**DATASET EXTRACT**.

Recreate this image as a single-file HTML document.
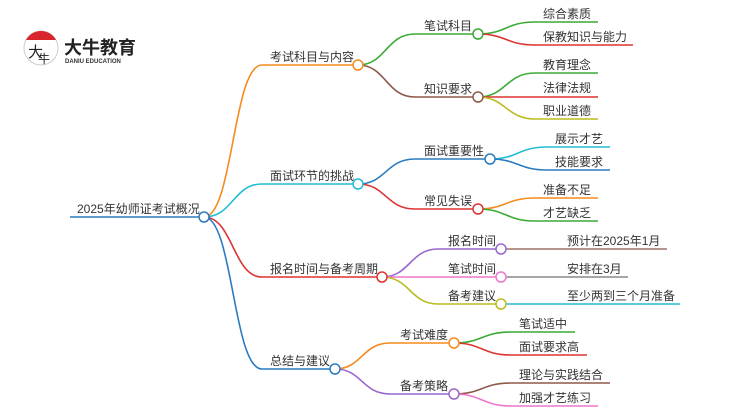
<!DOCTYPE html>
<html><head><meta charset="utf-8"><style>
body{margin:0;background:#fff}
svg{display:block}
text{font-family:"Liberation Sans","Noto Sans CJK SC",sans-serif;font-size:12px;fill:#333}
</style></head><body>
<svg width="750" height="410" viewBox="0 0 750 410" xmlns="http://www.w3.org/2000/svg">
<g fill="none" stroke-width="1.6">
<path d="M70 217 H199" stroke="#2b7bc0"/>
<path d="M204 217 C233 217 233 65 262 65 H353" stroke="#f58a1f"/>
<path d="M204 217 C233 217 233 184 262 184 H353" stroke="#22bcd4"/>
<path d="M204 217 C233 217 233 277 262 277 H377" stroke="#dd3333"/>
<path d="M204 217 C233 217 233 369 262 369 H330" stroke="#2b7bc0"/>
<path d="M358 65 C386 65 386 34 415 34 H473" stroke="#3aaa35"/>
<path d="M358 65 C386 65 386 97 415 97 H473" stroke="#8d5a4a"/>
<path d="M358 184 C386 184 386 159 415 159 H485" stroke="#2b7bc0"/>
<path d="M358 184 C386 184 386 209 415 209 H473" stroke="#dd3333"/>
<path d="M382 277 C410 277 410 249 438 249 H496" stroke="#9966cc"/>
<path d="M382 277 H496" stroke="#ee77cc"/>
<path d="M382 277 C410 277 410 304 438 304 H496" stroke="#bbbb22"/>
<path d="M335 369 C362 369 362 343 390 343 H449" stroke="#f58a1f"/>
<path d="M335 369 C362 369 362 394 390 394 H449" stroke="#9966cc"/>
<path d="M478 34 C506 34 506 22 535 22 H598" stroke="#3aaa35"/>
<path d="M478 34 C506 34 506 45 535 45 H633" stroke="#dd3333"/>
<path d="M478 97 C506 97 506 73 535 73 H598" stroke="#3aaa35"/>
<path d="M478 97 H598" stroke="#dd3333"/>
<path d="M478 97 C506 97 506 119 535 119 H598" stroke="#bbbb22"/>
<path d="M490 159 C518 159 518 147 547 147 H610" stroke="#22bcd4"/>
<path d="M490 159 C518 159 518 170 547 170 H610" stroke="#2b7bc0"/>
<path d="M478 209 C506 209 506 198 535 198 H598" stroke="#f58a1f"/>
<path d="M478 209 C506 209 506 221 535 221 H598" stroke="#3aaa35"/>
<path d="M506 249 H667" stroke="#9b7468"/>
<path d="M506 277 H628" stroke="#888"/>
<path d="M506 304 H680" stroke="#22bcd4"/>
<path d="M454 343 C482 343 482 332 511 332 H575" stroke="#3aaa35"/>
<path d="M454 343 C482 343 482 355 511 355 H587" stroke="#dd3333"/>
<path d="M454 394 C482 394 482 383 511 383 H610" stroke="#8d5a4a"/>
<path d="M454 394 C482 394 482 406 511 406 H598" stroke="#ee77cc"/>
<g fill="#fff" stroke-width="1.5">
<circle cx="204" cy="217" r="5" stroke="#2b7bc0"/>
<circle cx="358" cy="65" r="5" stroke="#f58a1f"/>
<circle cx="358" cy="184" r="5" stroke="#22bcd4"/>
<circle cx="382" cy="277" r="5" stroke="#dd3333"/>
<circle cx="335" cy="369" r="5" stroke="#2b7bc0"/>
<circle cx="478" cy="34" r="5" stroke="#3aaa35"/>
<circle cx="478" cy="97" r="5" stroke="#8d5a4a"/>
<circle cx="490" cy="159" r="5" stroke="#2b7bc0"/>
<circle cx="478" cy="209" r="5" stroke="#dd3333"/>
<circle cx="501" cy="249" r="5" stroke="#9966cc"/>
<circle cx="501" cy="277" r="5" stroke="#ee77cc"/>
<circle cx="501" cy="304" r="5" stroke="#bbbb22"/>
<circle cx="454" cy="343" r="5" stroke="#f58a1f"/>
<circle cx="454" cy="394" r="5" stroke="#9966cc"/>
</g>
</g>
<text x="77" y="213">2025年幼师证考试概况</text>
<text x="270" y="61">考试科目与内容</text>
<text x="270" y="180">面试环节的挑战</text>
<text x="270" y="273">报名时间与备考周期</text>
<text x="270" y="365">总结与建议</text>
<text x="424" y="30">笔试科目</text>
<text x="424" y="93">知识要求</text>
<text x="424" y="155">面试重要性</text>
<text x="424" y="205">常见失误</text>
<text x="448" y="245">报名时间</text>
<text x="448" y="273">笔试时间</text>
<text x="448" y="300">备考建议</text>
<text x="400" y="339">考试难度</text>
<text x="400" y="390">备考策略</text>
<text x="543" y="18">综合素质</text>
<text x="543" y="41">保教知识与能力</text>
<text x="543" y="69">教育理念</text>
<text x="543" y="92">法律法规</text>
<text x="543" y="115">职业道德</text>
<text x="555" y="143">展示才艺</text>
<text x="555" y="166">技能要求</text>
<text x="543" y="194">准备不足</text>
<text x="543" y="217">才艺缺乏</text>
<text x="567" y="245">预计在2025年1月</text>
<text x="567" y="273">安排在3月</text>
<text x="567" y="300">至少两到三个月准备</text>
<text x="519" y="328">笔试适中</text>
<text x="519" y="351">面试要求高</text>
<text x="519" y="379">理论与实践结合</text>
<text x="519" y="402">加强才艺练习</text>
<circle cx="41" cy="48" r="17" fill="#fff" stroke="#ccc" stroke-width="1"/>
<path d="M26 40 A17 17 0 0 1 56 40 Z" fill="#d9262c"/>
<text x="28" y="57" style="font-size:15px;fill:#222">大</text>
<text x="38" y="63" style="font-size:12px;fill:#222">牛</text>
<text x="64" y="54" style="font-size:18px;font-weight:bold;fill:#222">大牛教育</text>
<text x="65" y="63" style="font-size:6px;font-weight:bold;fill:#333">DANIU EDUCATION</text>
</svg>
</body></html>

**WHAT TO PRODUCE**.
The material above must be printed exactly, with its pictures left out.

**EXERCISE RESPONSE**.
Recreate this image as a single-file HTML document.
<!DOCTYPE html>
<html><head><meta charset="utf-8"><style>
body{margin:0;background:#fff}
svg{display:block}
text{font-family:"Liberation Sans","Noto Sans CJK SC",sans-serif;font-size:12px;fill:#333}
</style></head><body>
<svg width="750" height="410" viewBox="0 0 750 410" xmlns="http://www.w3.org/2000/svg">
<g fill="none" stroke-width="1.6">
<path d="M70 217 H199" stroke="#2b7bc0"/>
<path d="M204 217 C233 217 233 65 262 65 H353" stroke="#f58a1f"/>
<path d="M204 217 C233 217 233 184 262 184 H353" stroke="#22bcd4"/>
<path d="M204 217 C233 217 233 277 262 277 H377" stroke="#dd3333"/>
<path d="M204 217 C233 217 233 369 262 369 H330" stroke="#2b7bc0"/>
<path d="M358 65 C386 65 386 34 415 34 H473" stroke="#3aaa35"/>
<path d="M358 65 C386 65 386 97 415 97 H473" stroke="#8d5a4a"/>
<path d="M358 184 C386 184 386 159 415 159 H485" stroke="#2b7bc0"/>
<path d="M358 184 C386 184 386 209 415 209 H473" stroke="#dd3333"/>
<path d="M382 277 C410 277 410 249 438 249 H496" stroke="#9966cc"/>
<path d="M382 277 H496" stroke="#ee77cc"/>
<path d="M382 277 C410 277 410 304 438 304 H496" stroke="#bbbb22"/>
<path d="M335 369 C362 369 362 343 390 343 H449" stroke="#f58a1f"/>
<path d="M335 369 C362 369 362 394 390 394 H449" stroke="#9966cc"/>
<path d="M478 34 C506 34 506 22 535 22 H598" stroke="#3aaa35"/>
<path d="M478 34 C506 34 506 45 535 45 H633" stroke="#dd3333"/>
<path d="M478 97 C506 97 506 73 535 73 H598" stroke="#3aaa35"/>
<path d="M478 97 H598" stroke="#dd3333"/>
<path d="M478 97 C506 97 506 119 535 119 H598" stroke="#bbbb22"/>
<path d="M490 159 C518 159 518 147 547 147 H610" stroke="#22bcd4"/>
<path d="M490 159 C518 159 518 170 547 170 H610" stroke="#2b7bc0"/>
<path d="M478 209 C506 209 506 198 535 198 H598" stroke="#f58a1f"/>
<path d="M478 209 C506 209 506 221 535 221 H598" stroke="#3aaa35"/>
<path d="M506 249 H667" stroke="#9b7468"/>
<path d="M506 277 H628" stroke="#888"/>
<path d="M506 304 H680" stroke="#22bcd4"/>
<path d="M454 343 C482 343 482 332 511 332 H575" stroke="#3aaa35"/>
<path d="M454 343 C482 343 482 355 511 355 H587" stroke="#dd3333"/>
<path d="M454 394 C482 394 482 383 511 383 H610" stroke="#8d5a4a"/>
<path d="M454 394 C482 394 482 406 511 406 H598" stroke="#ee77cc"/>
<g fill="#fff" stroke-width="1.5">
<circle cx="204" cy="217" r="5" stroke="#2b7bc0"/>
<circle cx="358" cy="65" r="5" stroke="#f58a1f"/>
<circle cx="358" cy="184" r="5" stroke="#22bcd4"/>
<circle cx="382" cy="277" r="5" stroke="#dd3333"/>
<circle cx="335" cy="369" r="5" stroke="#2b7bc0"/>
<circle cx="478" cy="34" r="5" stroke="#3aaa35"/>
<circle cx="478" cy="97" r="5" stroke="#8d5a4a"/>
<circle cx="490" cy="159" r="5" stroke="#2b7bc0"/>
<circle cx="478" cy="209" r="5" stroke="#dd3333"/>
<circle cx="501" cy="249" r="5" stroke="#9966cc"/>
<circle cx="501" cy="277" r="5" stroke="#ee77cc"/>
<circle cx="501" cy="304" r="5" stroke="#bbbb22"/>
<circle cx="454" cy="343" r="5" stroke="#f58a1f"/>
<circle cx="454" cy="394" r="5" stroke="#9966cc"/>
</g>
</g>
<text x="77" y="213">2025年幼师证考试概况</text>
<text x="270" y="61">考试科目与内容</text>
<text x="270" y="180">面试环节的挑战</text>
<text x="270" y="273">报名时间与备考周期</text>
<text x="270" y="365">总结与建议</text>
<text x="424" y="30">笔试科目</text>
<text x="424" y="93">知识要求</text>
<text x="424" y="155">面试重要性</text>
<text x="424" y="205">常见失误</text>
<text x="448" y="245">报名时间</text>
<text x="448" y="273">笔试时间</text>
<text x="448" y="300">备考建议</text>
<text x="400" y="339">考试难度</text>
<text x="400" y="390">备考策略</text>
<text x="543" y="18">综合素质</text>
<text x="543" y="41">保教知识与能力</text>
<text x="543" y="69">教育理念</text>
<text x="543" y="92">法律法规</text>
<text x="543" y="115">职业道德</text>
<text x="555" y="143">展示才艺</text>
<text x="555" y="166">技能要求</text>
<text x="543" y="194">准备不足</text>
<text x="543" y="217">才艺缺乏</text>
<text x="567" y="245">预计在2025年1月</text>
<text x="567" y="273">安排在3月</text>
<text x="567" y="300">至少两到三个月准备</text>
<text x="519" y="328">笔试适中</text>
<text x="519" y="351">面试要求高</text>
<text x="519" y="379">理论与实践结合</text>
<text x="519" y="402">加强才艺练习</text>
<circle cx="41" cy="48" r="17" fill="#fff" stroke="#ccc" stroke-width="1"/>
<path d="M26 40 A17 17 0 0 1 56 40 Z" fill="#d9262c"/>
<text x="28" y="57" style="font-size:15px;fill:#222">大</text>
<text x="38" y="63" style="font-size:12px;fill:#222">牛</text>
<text x="64" y="54" style="font-size:18px;font-weight:bold;fill:#222">大牛教育</text>
<text x="65" y="63" style="font-size:6px;font-weight:bold;fill:#333">DANIU EDUCATION</text>
</svg>
</body></html>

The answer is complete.